Written evidence submitted by David Price
of David Price Solicitors and Advocates
I understand that Mark Stephens told your committee
words to the effect that no rational lawyer would do defendant
CFA work (I hope that this accurate). As I mentioned to you previously
we do a large amount of CFA work for defendants in defamation
and privacy cases. Most of it is for individuals who would have
no representation (and therefore no access to justice) at all
if we were not acting for them. We also act for the Telegraph
on CFAs. I hope that any reforms to CFA will not hinder representation
to defendants. Mark is correct to the extent that it is commercially
very risky to do defendant work. If your reforms make it both
risky and unremunerative the result is likely that will we have
to stop acting for defendants which will mean that many will have
no access to justice (no doubt legal aid is out of the question)
and in some cases will go bankrupt even though what they have
said is true / comment or privileged, just because they cannot
afford to fight. You can have the names of the many defendants
we have helped. If you have interviewed claimants who have been
represented on CFAs, why not defendants?
It does frustrate me when I am acting for a defendant
where the claimant is represented by aggressive solicitors on
a CFA with ATE, success fees and all the trimmings.
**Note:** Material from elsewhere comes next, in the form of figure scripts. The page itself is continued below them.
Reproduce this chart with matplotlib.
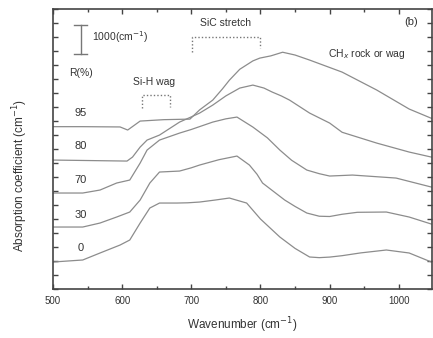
import matplotlib
matplotlib.use('Agg')
import matplotlib.pyplot as plt
from matplotlib.ticker import MultipleLocator, NullFormatter

plt.rcParams['font.family'] = ['Liberation Sans', 'DejaVu Sans']

# spectra (wavenumber, absorption coefficient in cm^-1)
wn_95 = [500, 543, 597, 608, 626, 660, 698, 712, 731, 745, 755, 770, 789, 799, 815, 832,
         850, 871, 918, 968, 1015, 1047]
ab_95 = [5800, 5800, 5790, 5680, 6000, 6050, 6070, 6400, 6750, 7150, 7460, 7850, 8150, 8250,
         8330, 8460, 8360, 8180, 7750, 7110, 6430, 6100]

wn_80 = [500, 607, 615, 626, 636, 654, 683, 700, 712, 731, 750, 770, 789, 805, 817, 830,
         842, 871, 900, 918, 968, 1015, 1047]
ab_80 = [4607, 4571, 4714, 5071, 5321, 5500, 5964, 6150, 6286, 6571, 6900, 7179, 7286, 7180,
         7036, 6900, 6750, 6286, 5929, 5600, 5214, 4893, 4714]

wn_70 = [500, 543, 568, 592, 611, 626, 636, 654, 683, 700, 731, 750, 766, 789, 810, 828,
         845, 867, 885, 900, 933, 996, 1047]
ab_70 = [3429, 3429, 3536, 3786, 3893, 4500, 4964, 5321, 5571, 5700, 5964, 6080, 6143, 5786,
         5400, 4964, 4600, 4250, 4120, 4036, 4071, 3964, 3643]

wn_30 = [500, 543, 568, 592, 611, 626, 640, 654, 683, 700, 712, 740, 766, 784, 795, 803,
         835, 850, 867, 885, 900, 918, 940, 982, 1015, 1047]
ab_30 = [2214, 2214, 2357, 2571, 2750, 3179, 3786, 4179, 4214, 4330, 4429, 4620, 4750, 4429,
         4100, 3786, 3179, 2950, 2714, 2600, 2590, 2670, 2740, 2750, 2571, 2321]

wn_0 = [500, 543, 568, 597, 611, 626, 640, 654, 679, 695, 712, 735, 755, 780, 800, 828,
        850, 871, 885, 900, 918, 945, 982, 1015, 1047]
ab_0 = [964, 1036, 1286, 1571, 1750, 2357, 2893, 3071, 3071, 3080, 3107, 3180, 3250, 3071,
        2500, 1857, 1450, 1143, 1120, 1140, 1190, 1290, 1393, 1286, 964]

series = [(wn_95, ab_95), (wn_80, ab_80), (wn_70, ab_70), (wn_30, ab_30), (wn_0, ab_0)]
r_labels = ['95', '80', '70', '30', '0']
r_label_y = [6300, 5100, 3900, 2650, 1450]

line_col = '#8c8c8c'
text_col = '#333333'

fig = plt.figure(figsize=(4.33, 3.38), dpi=100)
ax = fig.add_axes([0.1224, 0.145, 0.8753, 0.828])

for wn, ab in series:
    ax.plot(wn, ab, color=line_col, linewidth=0.9)

for lab, yy in zip(r_labels, r_label_y):
    ax.text(540, yy, lab, fontsize=8, color=text_col, ha='center', va='center')
ax.text(540, 7700, 'R(%)', fontsize=7.5, color=text_col, ha='center', va='center')

# scale bar
ax.plot([540, 540], [8400, 9450], color='#777777', linewidth=1)
ax.plot([531, 549], [9450, 9450], color='#777777', linewidth=1)
ax.plot([531, 549], [8400, 8400], color='#777777', linewidth=1)
ax.text(556, 9000, '1000(cm$^{-1}$)', fontsize=7.5, color=text_col, ha='left', va='center')

# band annotations
ax.text(646, 7400, 'Si-H wag', fontsize=7.5, color=text_col, ha='center', va='center')
ax.plot([628, 628, 669, 669], [6460, 6930, 6930, 6500], color='#777777',
        linewidth=1, linestyle=(0, (1, 1.5)))
ax.text(750, 9500, 'SiC stretch', fontsize=7.5, color=text_col, ha='center', va='center')
ax.plot([701, 701, 800, 800], [8460, 9000, 9000, 8600], color='#777777',
        linewidth=1, linestyle=(0, (1, 1.5)))
ax.text(954, 8400, 'CH$_x$ rock or wag', fontsize=7.5, color=text_col, ha='center', va='center')
ax.text(1018, 9550, '(b)', fontsize=8, color=text_col, ha='center', va='center')

ax.set_xlim(500, 1048)
ax.set_ylim(0, 10000)
ax.xaxis.set_major_locator(MultipleLocator(100))
ax.xaxis.set_minor_locator(MultipleLocator(50))
ax.yaxis.set_major_locator(MultipleLocator(500))
ax.yaxis.set_major_formatter(NullFormatter())
ax.tick_params(axis='both', which='both', direction='in', top=True, right=True,
               color='#444444', labelsize=7, labelcolor=text_col)
ax.tick_params(axis='both', which='major', length=3.5, width=1)
ax.tick_params(axis='x', which='minor', length=2.5, width=1)
ax.tick_params(axis='x', pad=5)
for s in ax.spines.values():
    s.set_color('#444444')
    s.set_linewidth(1.2)

ax.set_xlabel('Wavenumber (cm$^{-1}$)', fontsize=8.5, color=text_col, labelpad=7)
fig.text(0.047, 0.48, 'Absorption coefficient (cm$^{-1}$)', fontsize=8.5, color=text_col,
         rotation=90, ha='center', va='center')

fig.savefig('out.png', dpi=100)
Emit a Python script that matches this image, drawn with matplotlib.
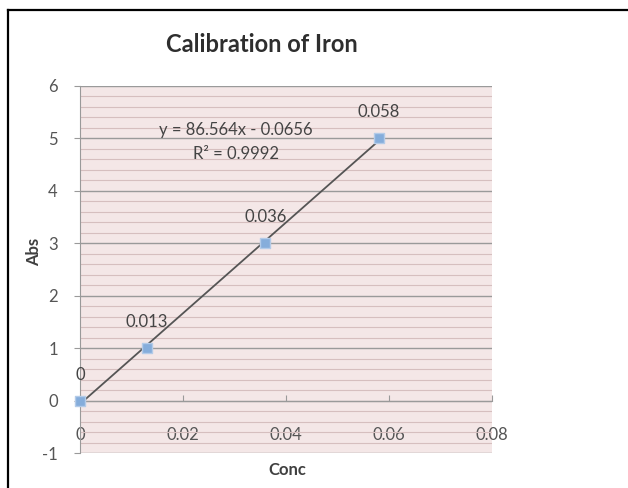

It does make
it much more of a risk to fight.
However, where access to justice is to be provided
by private practice lawyers the only way that this will be achieved
is if they have a financial incentive to do so. If the incentive
is not there they will not take the risk and then we get back
to the situation where only the rich can take on the media.
And as I have said, with defendant CFAs there
has to be a strong financial motive to take on the case because
of all the risks. So please be careful before you do anything
that will inhibit us offering such a service to defendants. It
is seriously unfair and unjust if a person who is sued does not
have legal representation. Most of our defendant clients are not
the very poor. They are ordinary people who find themselves dragged
into a defamation claim over something that they have said or
written, which may well be substantially true or privileged. They
may have some equity in their home but in practical terms cannot
justify the huge expense of funding the defence of a High Court
defamation or privacy claim.
Cost caps are very difficult to work within
when you are running a business. I think that there are some fundamental
problems with the substantive law and procedure that cannot be
rectified just by cost caps. I do not think Lord Justice Jackson
can address it as he is only dealing with costs.
The law is too complicated and it is wrong that
the defendant's means should be irrelevant in terms of compensation
and costs. Why should a small scale publication or an individual
blogger be faced with the same compensation and costs regime as
a wealthy national newspaper which has destroyed someone's reputation?